Devotees zooming in on the incense burner at the centre of the Naritasan Shinshoji Temple. People were literally fanning the fumes into their nose, presumably to cleanse themselves or to take in the blessings.


Queuing for blessings in Miyajima



A chef in Narita’s Omote Sando Street  masterfully prepares a live eel while camera crew films him in action. The street has many restaurants serving eel meals and they proudly put their chefs in front for passer-bys to see how they skilfully prepares the food. We tried the meal at a restaurant that had a reasonably priced set lunch. Oishi-desu!


A noodle shop in Himeji with very high tripadvisor’s rating. We found out why after trying it ourselves. Inexpensive and prepared right before your eyes from raw flour.


An elderly street vendor at Miyajima preparing our BBQ squid snack. Many stalls were run by elderly folks.


A rather elderly man hired to dress as a Samurai warrior in Miyajima. This was by a company providing costumes for rent. From Himeji castle to Miyajima, we noticed that a number of those dressed in these traditional costumes were the senior workers.


Not a person, but a performing monkey in Miyajima working for a busker.


A group of all Japanese workers working on the pavements. Despite an ageing population and expensive labour costs, Japan relies almost entirely on locals for its workforce. We did find a Cambodian adult student working in a supermarket and two China adult students working at a restaurant. They all speak Japanese.



The reason why plants are so nicely manicured in Japan. Workers carefully trimming the trees at mid day.





Chanced upon this couple whom I think were getting married. They were waiting to enter  a shrine next to Himeji castle while two lines of people waited inside next to the red carpet. I presume they were the immediate families of the couple. They greeted and bowed to one another as the whole process was captured on video.


An old lady with walking aid inched her way slowly through the market in Aomori as customers zipped around the centre. Japan has been dealing with issues of an ageing population.


Singaporeans aren’t the only ones who love queuing. A long queue for sweet potato ice-cream in Miyajima. We paid in front thinking that was the queue for the ice-cream. It turned out that we bought only the tokens for the ice-cream and had to wait another 30 minutes to get the ice-cream. The queue snake all the way into the shop and there were several turns inside! We queued many times during our trip, get to trains, for rides in Disney, for food, and many more! Yes, we were told by local that they do queue overnight for launches of highly sought after products too.


Yes, travel can be exhausting. A weary traveller totally knocked out at a bench inside Goryokaku Tower, Hakodate. He seemed to be from a Taiwanese tour group, some of whom were watching a performance at the hall.

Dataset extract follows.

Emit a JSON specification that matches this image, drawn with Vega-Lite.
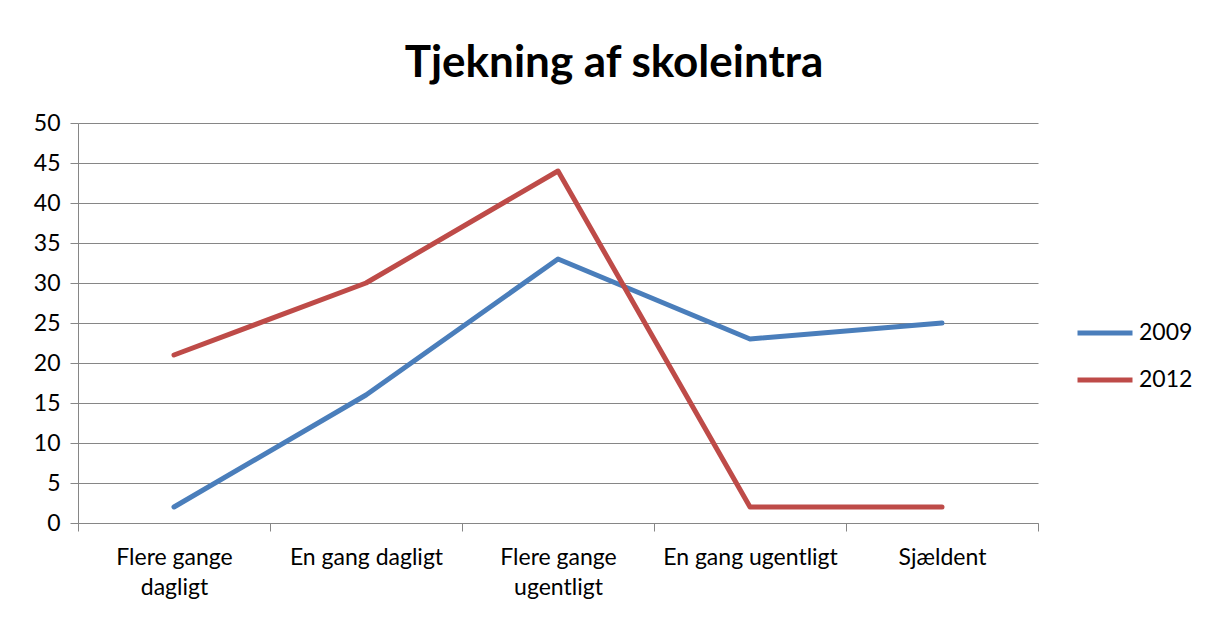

Rolling through the land of the rising sun

It has been a long while since I got to travel for 15 days at a stretch. We decided to get a JR Rail Pass and do a DIY getaway. Our travel took us from Tokyo to Beppu in the south (Kyushu island), north to Hakodate and then back to Narita for the flight back. We had stopovers in Himeji, Hiroshima, Miyajima, Osaka, Kyoto, Kokura, Sendai, Matsushima, Aomori and Toya, some of which were just day trips from a nearby town.


Cycling from our AirBnB homestay in Himeji to the station. We had loaned out free bicycles from the Tourism office next to the station and decided to cycle with our luggages from our stay near the castle to the station before returning the bikes. When we first arrived, we had to walk nearly 40 minutes to find this house (Google map said 20 minutes walk only!). I thought that bicycling with our roller luggages for our return may be better. Turned out to be challenging as we had to cycle mostly on pavements and there were curbs and lots of bumps. We managed eventually. Do look for the free bicycles at the Tourism office (office hours only, first come first serve). Without luggages, Himeji is a nice place for cycling.

It was quite an experience travelling some 4,500 km without any private transport or taxi. The trip was done entirely by trains, trams, buses, boats, occasional cycling and lots of walking with our roller luggages. We experienced both peak and off peak travels, including the famed Tokyo peak hour trains. For some cities, we bought the day passes for either trams or buses or subways, depending on our travel plans if it works out to be cheaper than the rather expensive individual rides.

Pork buns at Kokura

Looking for food near Kokura station on the northern tip of Kyushu island while waiting for the connecting train to Beppu. We found this eatery from Tripadvisor but discovered that it was actually a takeaway kiosk and not a sit down dining. We tried it anyway. Juicy buns but not the food we were yearning for after a long ride from Osaka.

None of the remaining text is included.